To deal with the world by making hypermedia is fine. We all do things to help us cope in our lives. But that life is a terrific reality and by no means does each spearate life understand the need of technology or words or commerce.

You say yourself that it is too early to throw anything out, so why throw out Art History as a whole? Language made up of something other than numbers? Dispose of the antiques of our entire societal growth?

I may be a digital native but I by no means am inclined to anything technological presented to me and I quite like having experiences to enhance my reality, not dilute it. Perhaps I am merely anachronistic. That presents an entirely new issue to deal with.

Laurel A. said...

and life doesn't just happen.
not at all.
you have control to outline.
you have control to waste away.
but it doesn't just happen.
isn't that why decisions are hard?
they actually cause change?
cause and effect?
you happen to be born.
take that and run with it.

Sarah A.O. Rosner/The AOMC said...

hm.
I think my main point here isn't about unraveling or lost reality, nor is it about making excuses for bad work.

I think the point for me is that the fact that more and more people are starting to discuss how growing up a digital native might affect different people's learning styles. I agree that this doesn't mean that all of us have grown up completely embracing and thriving on technology, and you're a great example. However i think it's still really interesting to ask how growing up constantly surrounded by technology - having it as a given as much as our parents had novels as a given - affects one's learning and processing. I think it's especially interesting to ask how it might change how people experience the art that we're making, and if that necessitates a change in WHAT or HOW we're making.

I think it's easy to condemn this era of video games, bad summer blockbusters, and over-stimulation as a "nonsense culture" like you hint at. But i think it's just different from what's come before.

I'm not saying that anything excuses bad work - i wouldn't go see the incredible hulk or stepbrothers unless you paid me for the lost hours of my life. BUT. i think it's worth thinking about what we're considering to be bad just because it's in a format that we're not comfortable with yet. And, hey, maybe we never will be.

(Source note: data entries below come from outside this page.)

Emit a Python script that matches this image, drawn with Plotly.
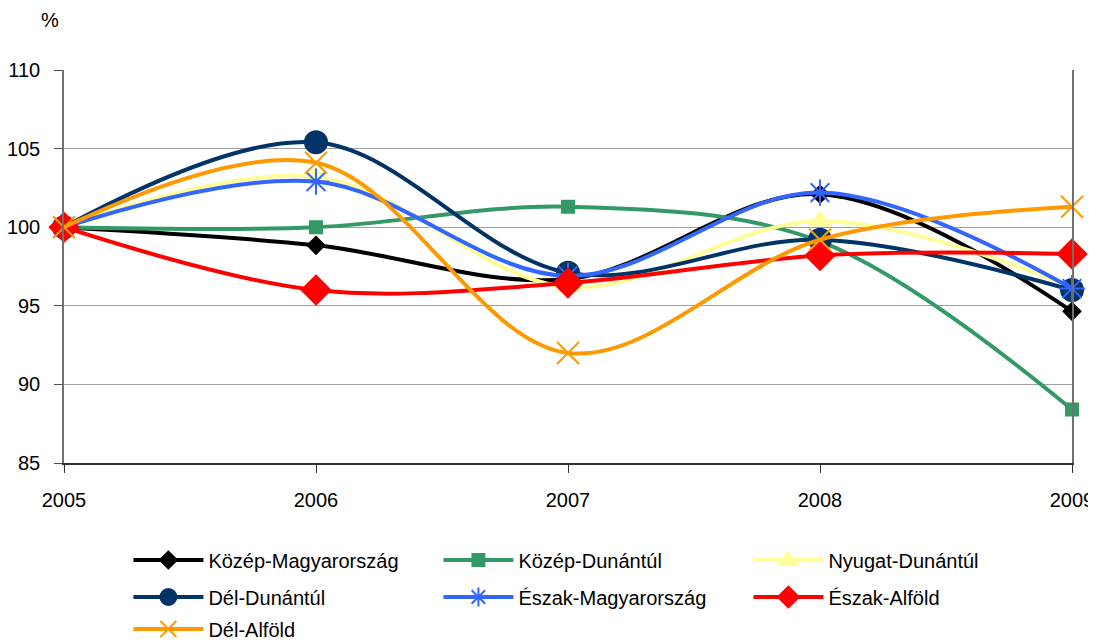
import plotly.graph_objects as go

years = [2005, 2006, 2007, 2008, 2009]

kozep_magyarorszag = [100.0, 98.85, 96.7, 102.1, 94.65]
kozep_dunantul = [100.0, 100.0, 101.3, 99.1, 88.4]
nyugat_dunantul = [100.0, 103.2, 96.2, 100.4, 96.2]
del_dunantul = [100.0, 105.4, 97.1, 99.2, 96.0]
eszak_magyarorszag = [100.0, 102.9, 96.9, 102.2, 96.1]
eszak_alfold = [100.0, 96.0, 96.45, 98.2, 98.3]
del_alfold = [100.0, 104.1, 92.0, 99.2, 101.3]

y_ticks = [85, 90, 95, 100, 105, 110]

series = [
    ("Közép-Magyarország", kozep_magyarorszag, "#000000", "diamond", 13, "legend"),
    ("Közép-Dunántúl", kozep_dunantul, "#339966", "square", 12, "legend"),
    ("Nyugat-Dunántúl", nyugat_dunantul, "#FFFF99", "triangle-up", 18, "legend"),
    ("Dél-Dunántúl", del_dunantul, "#003366", "circle", 22, "legend2"),
    ("Észak-Magyarország", eszak_magyarorszag, "#3366FF", "asterisk-open", 22, "legend2"),
    ("Észak-Alföld", eszak_alfold, "#FF0000", "diamond", 22, "legend2"),
    ("Dél-Alföld", del_alfold, "#FF9900", "x-thin-open", 22, "legend3"),
]

fig = go.Figure()
for name, vals, color, sym, size, leg in series:
    fig.add_trace(go.Scatter(
        x=years, y=vals, name=name, mode="lines+markers",
        line=dict(color=color, width=4, shape="spline", smoothing=1.0),
        marker=dict(symbol=sym, size=size, color=color,
                    line=dict(color=color, width=2)),
        cliponaxis=False, legend=leg,
    ))

# page has an 8px body margin: figure drawn 8px right/down
OFF = 8
W, H = 1096 - OFF, 643 - OFF

def leg(ycenter_page):
    return dict(
        orientation="h", x=0.0639, xanchor="left",
        yref="container", y=1 - (ycenter_page - OFF) / H, yanchor="middle",
        entrywidth=225, entrywidthmode="pixels", itemwidth=70,
        font=dict(size=20), bgcolor="rgba(0,0,0,0)",
    )

fig.update_layout(
    width=W, height=H,
    margin=dict(l=64 - OFF, r=24, t=70 - OFF, b=180, autoexpand=False),
    paper_bgcolor="white", plot_bgcolor="white",
    font=dict(family="Liberation Sans, Arial, sans-serif", size=20, color="#000000"),
    showlegend=True,
    legend=leg(560),
    legend2=leg(597),
    legend3=leg(629),
)
fig.add_annotation(text="%", xref="paper", yref="paper", x=-0.014, y=1.127,
                   xanchor="center", yanchor="middle", showarrow=False,
                   font=dict(size=20))

fig.update_xaxes(
    range=[2005, 2009], tickvals=years, ticktext=[str(y) for y in years],
    showgrid=False, zeroline=False,
    showline=True, linecolor="#303030", linewidth=1.5,
    ticks="outside", ticklen=8, tickcolor="#303030",
    ticklabelstandoff=10, automargin=False,
)
fig.update_yaxes(
    range=[85, 110], tickvals=y_ticks,
    showgrid=True, gridcolor="#A0A0A0", gridwidth=1, zeroline=False,
    showline=True, linecolor="#707070", linewidth=1.5, mirror=True,
    ticks="outside", ticklen=8, tickcolor="#505050",
    ticklabelstandoff=10, automargin=False,
)

fig.write_html("out.html")
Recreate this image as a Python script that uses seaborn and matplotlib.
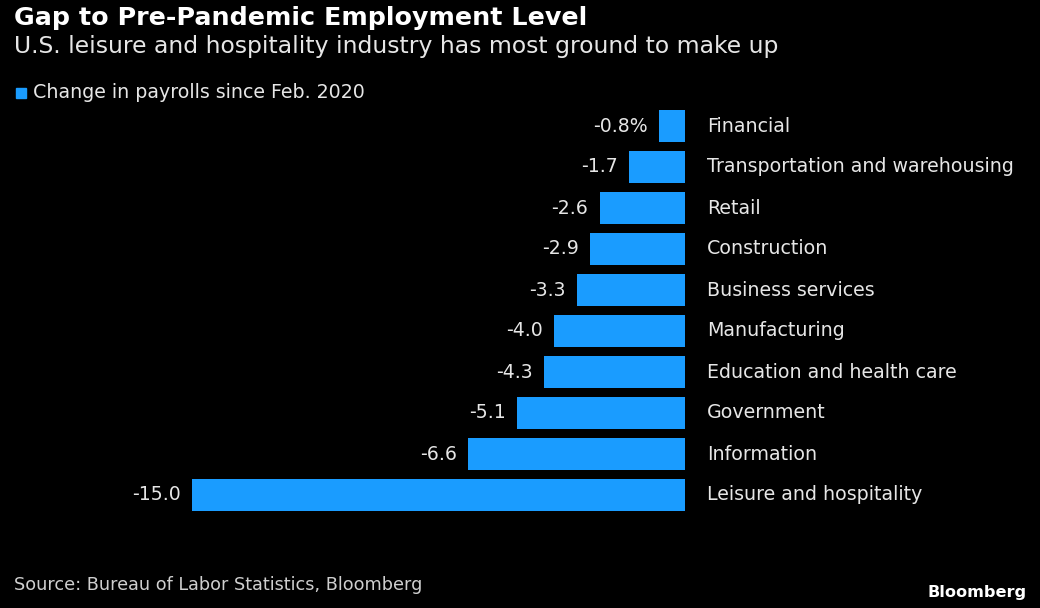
import pandas as pd
import numpy as np
import seaborn as sns
import matplotlib
matplotlib.use('Agg')
import matplotlib.pyplot as plt

# Data
sectors = ["Financial", "Transportation and warehousing", "Retail", "Construction",
           "Business services", "Manufacturing", "Education and health care",
           "Government", "Information", "Leisure and hospitality"]
changes = [-0.8, -1.7, -2.6, -2.9, -3.3, -4.0, -4.3, -5.1, -6.6, -15.0]
value_labels = ["-0.8%", "-1.7", "-2.6", "-2.9", "-3.3", "-4.0", "-4.3", "-5.1", "-6.6", "-15.0"]

df = pd.DataFrame({"sector": sectors, "change": changes})

bg = "black"
bar_color = "#1a9cff"
txt = "#e6e6e6"

sns.set_theme(style="dark")
plt.rcParams['font.family'] = ['DejaVu Sans']

fig = plt.figure(figsize=(10.4, 6.08), dpi=100, facecolor=bg)
ax = fig.add_axes([192 / 1040, (608 - 515.5) / 608, 493 / 1040, 410 / 608])
ax.set_facecolor(bg)

sns.barplot(data=df, y="sector", x="change", orient="h", color=bar_color,
            width=0.78, saturation=1, linewidth=0, edgecolor=bar_color, ax=ax)

ax.set_xlim(-15, 0)
ax.set_ylim(9.5, -0.5)
ax.set_xlabel("")
ax.set_ylabel("")
ax.set_xticks([])
ax.set_yticks([])
for s in ax.spines.values():
    s.set_visible(False)

# value labels left of bars, sector names right of zero
for i, (v, lab, name) in enumerate(zip(changes, value_labels, sectors)):
    ax.annotate(lab, (v, i), xytext=(-8, 0), textcoords="offset points",
                ha="right", va="center", color=txt, fontsize=13.6, annotation_clip=False)
    ax.annotate(name, (0, i), xytext=(16, 0), textcoords="offset points",
                ha="left", va="center", color=txt, fontsize=13.7, annotation_clip=False)

# titles
fig.text(14 / 1040, 1 - 18 / 608, "Gap to Pre-Pandemic Employment Level", color="white",
         fontsize=18.3, fontweight="bold", ha="left", va="center")
fig.text(14 / 1040, 1 - 47 / 608, "U.S. leisure and hospitality industry has most ground to make up",
         color=txt, fontsize=16.9, ha="left", va="center")

# legend
fig.patches.append(plt.Rectangle((16 / 1040, 1 - 98 / 608), 10 / 1040, 10 / 608,
                                 transform=fig.transFigure, color=bar_color))
fig.text(33 / 1040, 1 - 92 / 608, "Change in payrolls since Feb. 2020", color=txt,
         fontsize=13.7, ha="left", va="center")

# footer
fig.text(14 / 1040, 1 - 585 / 608, "Source: Bureau of Labor Statistics, Bloomberg", color="#cfcfcf",
         fontsize=12.7, ha="left", va="center")
fig.text(1027 / 1040, 1 - 593 / 608, "Bloomberg", color="white", fontsize=11.6,
         fontweight="bold", ha="right", va="center")

fig.savefig("out.png", dpi=100, facecolor=bg)
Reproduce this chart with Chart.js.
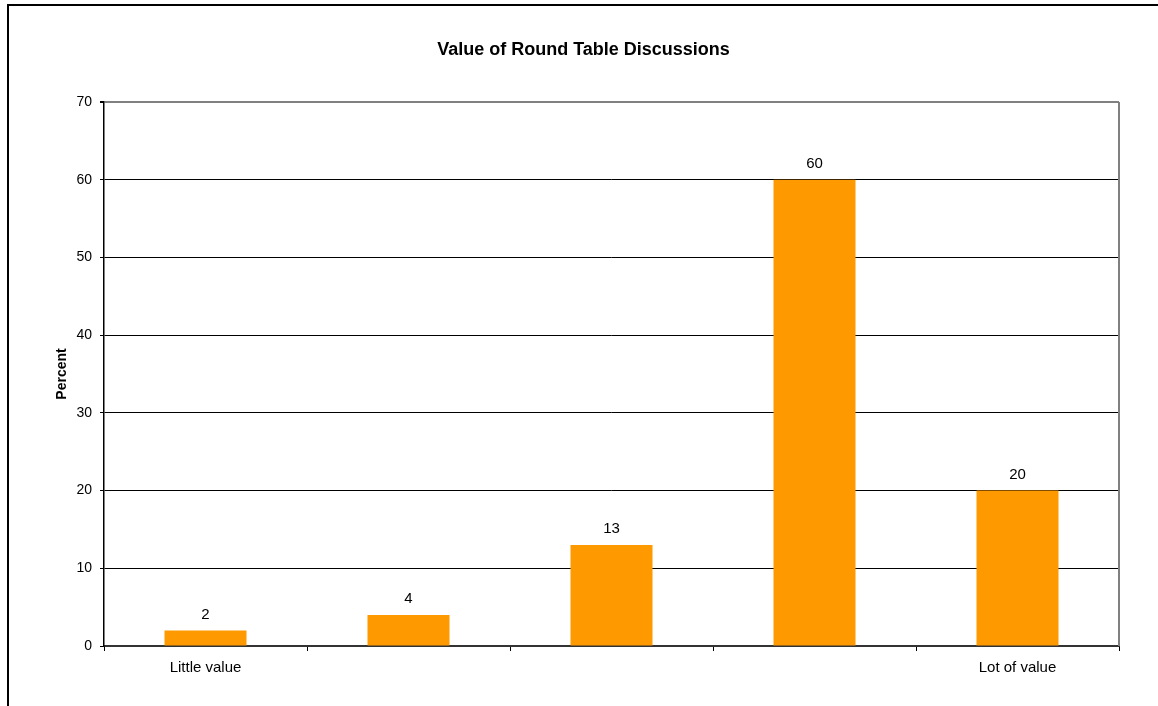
<!DOCTYPE html>
<html>
<head>
<meta charset="utf-8">
<title>Value of Round Table Discussions</title>
<script src="https://cdn.jsdelivr.net/npm/chart.js@4.4.1/dist/chart.umd.min.js"></script>
<style>
  html, body { margin: 0; padding: 0; background: #fff; }
  #wrap { width: 1158px; height: 706px; position: relative; }
</style>
</head>
<body>
<div id="wrap"><canvas id="chart" width="1158" height="706"></canvas></div>
<script>
// Survey responses, percent of respondents
const categories = ['Little value', '', '', '', 'Lot of value'];
const percentValues = [2, 4, 13, 60, 20];
const yTicks = { min: 0, max: 70, step: 10 };

const FONT = "'Liberation Sans', Arial, sans-serif";

// Outer frame of the sheet and the grey right-hand border of the plot area
const framePlugin = {
  id: 'frame',
  afterDraw(chart) {
    const { ctx, chartArea } = chart;
    ctx.save();
    ctx.strokeStyle = '#000';
    ctx.lineWidth = 2;
    ctx.beginPath();
    ctx.moveTo(8, 706);
    ctx.lineTo(8, 5);
    ctx.lineTo(1158, 5);
    ctx.stroke();
    ctx.strokeStyle = '#808080';
    ctx.lineWidth = 2;
    ctx.beginPath();
    ctx.moveTo(chartArea.right, chartArea.top);
    ctx.lineTo(chartArea.right, chartArea.bottom);
    ctx.stroke();
    ctx.restore();
  }
};

// Value labels above each bar
const valueLabels = {
  id: 'valueLabels',
  afterDatasetsDraw(chart) {
    const { ctx } = chart;
    ctx.save();
    ctx.font = '15px ' + FONT;
    ctx.fillStyle = '#000';
    ctx.textAlign = 'center';
    ctx.textBaseline = 'middle';
    chart.data.datasets.forEach((ds, di) => {
      chart.getDatasetMeta(di).data.forEach((bar, i) => {
        ctx.fillText(String(ds.data[i]), bar.x, bar.y - 16);
      });
    });
    ctx.restore();
  }
};

new Chart(document.getElementById('chart'), {
  type: 'bar',
  data: {
    labels: categories,
    datasets: [{
      data: percentValues,
      backgroundColor: '#FF9900',
      borderWidth: 0,
      barPercentage: 0.404,
      categoryPercentage: 1
    }]
  },
  options: {
    responsive: false,
    animation: false,
    layout: { padding: { left: 48, right: 39, top: 0, bottom: 0 } },
    plugins: {
      legend: { display: false },
      tooltip: { enabled: false },
      title: {
        display: true,
        text: 'Value of Round Table Discussions',
        color: '#000',
        font: { family: FONT, size: 18, weight: 'bold' },
        padding: { top: 39.4, bottom: 41 }
      }
    },
    scales: {
      x: {
        afterFit(scale) { scale.height = 60; },
        grid: {
          offset: true,
          drawOnChartArea: false,
          drawTicks: true,
          tickLength: 5,
          tickColor: '#000'
        },
        border: { display: true, color: '#333', width: 2 },
        ticks: {
          color: '#000',
          padding: 8,
          maxRotation: 0,
          autoSkip: false,
          font: { family: FONT, size: 15 }
        }
      },
      y: {
        min: yTicks.min,
        max: yTicks.max,
        afterFit(scale) { scale.width = 56; },
        grid: {
          color: (c) => (c.tick && c.tick.value === yTicks.max ? '#808080' : '#000'),
          lineWidth: (c) => (c.tick && c.tick.value === yTicks.max ? 2 : 1),
          tickColor: '#000',
          tickLength: 4
        },
        border: { display: true, color: '#000', width: 1.5 },
        ticks: {
          stepSize: yTicks.step,
          color: '#000',
          padding: 8,
          font: { family: FONT, size: 14 }
        },
        title: {
          display: true,
          text: 'Percent',
          color: '#000',
          font: { family: FONT, size: 14, weight: 'bold' },
          padding: { top: 6, bottom: 0 }
        }
      }
    }
  },
  plugins: [framePlugin, valueLabels]
});
</script>
</body>
</html>
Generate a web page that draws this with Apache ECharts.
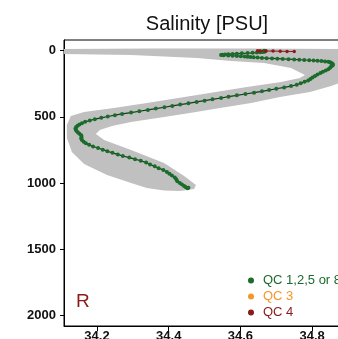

Sarah A.O. Rosner/The AOMC said...

Oh. and i would never never NEVER advocating throwing anything out, including art history, including the formal principles of any art form, including great and crappy literature alike, including things that i don't particularly agree with or enjoy.

1. there's room
2. it's valuable to SOMEONE
and
3. who am i to judge it?

I don't advocate throwing anything out, just making something new if what's out there isn't working for you.

Tony said...

here is the problem as I see it. the digital divide is not just a question of access to technology... it is what side of the technology you are on.

developer or user

a dog once said "users are losers"

so our digital natives may have been hacking their "speak n spell" or just playing nintendo

even a digital immigrant can learn to produce technology through "practice"

a digital native may just be a mere consumer. click it. buy it. click it. click it.

the key is hacking. repurposing tools for your own use. this is part of the dance.